Narasinya semakin tajam saat ia masuk pada era krisis moneter dan hadirnya lembar Rp100 ribu yang ternyata saat ini pun sudah dianggap “menciut nilainya” oleh banyak pelaku pasar tradisional.
Zaim bahkan menyebut dua pilihan ekstrem yang akan dihadapi negara bila inflasi sudah terlalu dalam: mencetak uang Rp200 ribu atau Rp500 ribu — atau menghilangkan nol.

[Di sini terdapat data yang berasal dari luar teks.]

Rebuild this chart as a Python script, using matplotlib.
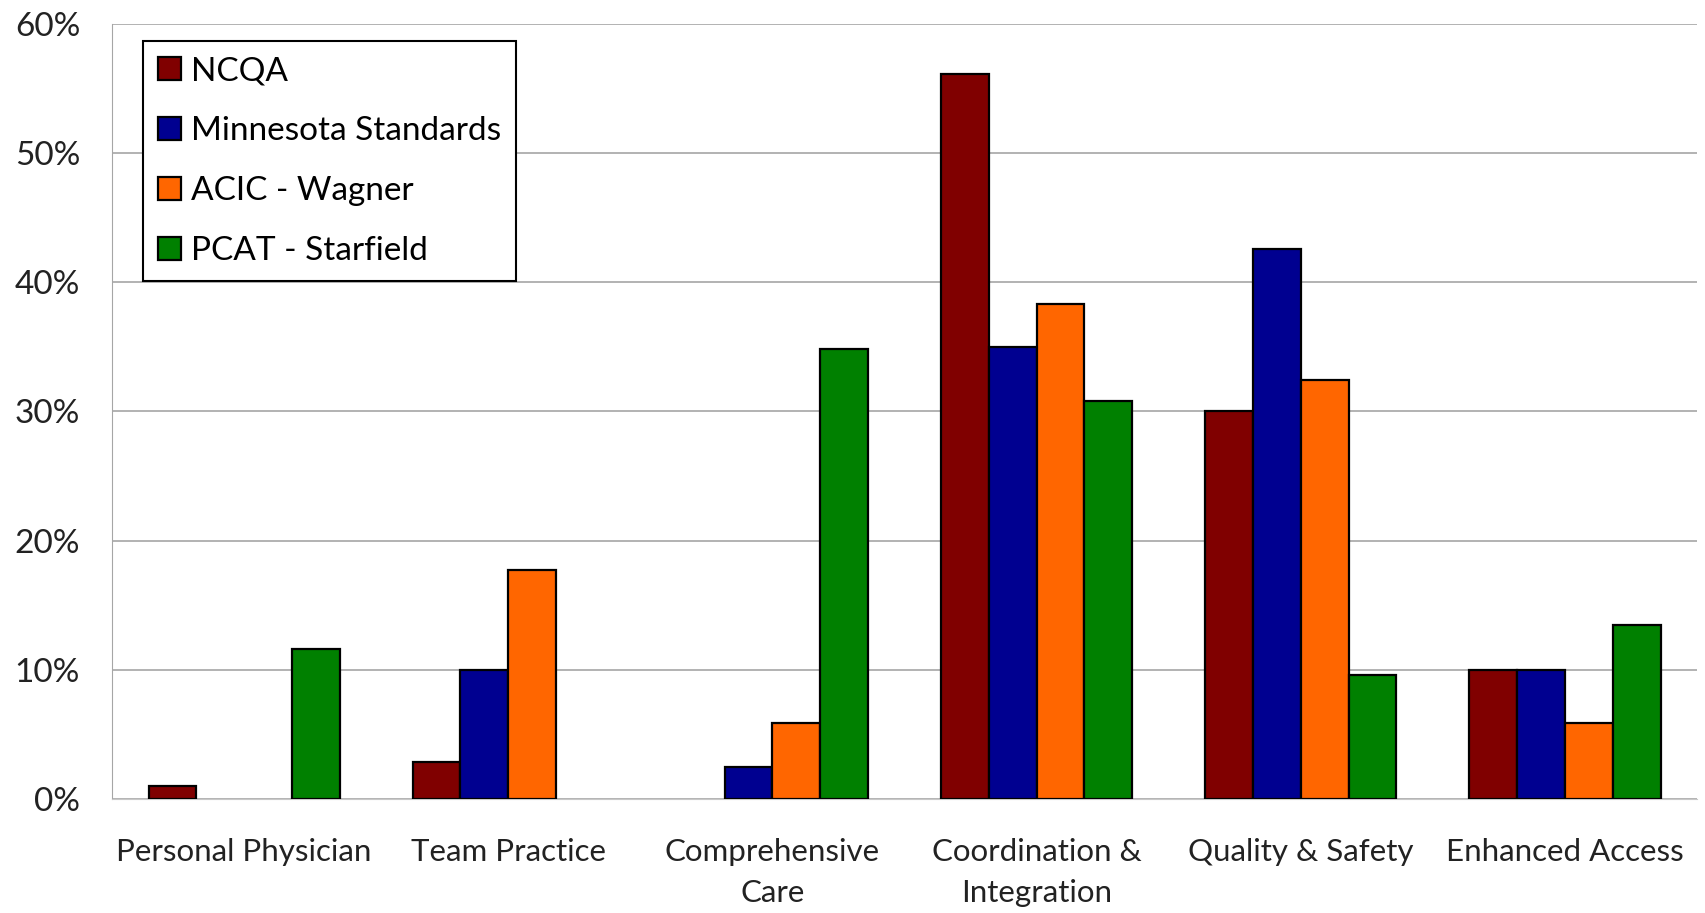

Baca Juga: Urgensi Redenominasi Rupiah Dinilai Masih Lemah, Berpotensi Timbulkan Masalah
“Pilihan pertama adalah mereka akan mencetak uang 200 ribu, 500 ribu. Tapi tidak mungkin, komputer sudah tidak bisa menghitung. Kalkulator tidak bisa menghitung. Heng, terlalu banyak nolnya,” ujarnya dalam video tersebut.
Dan pilihan lain adalah memotong nol. Namun menurut Zaim, itu bukan solusi jangka panjang. “Pilihan kedua adalah digunduli nolnya, redenominasi. Jadi redenomasi itu bukan, Bukan untuk mengatasi inflasi, tapi untuk menutupi inflasi,” jelasnya.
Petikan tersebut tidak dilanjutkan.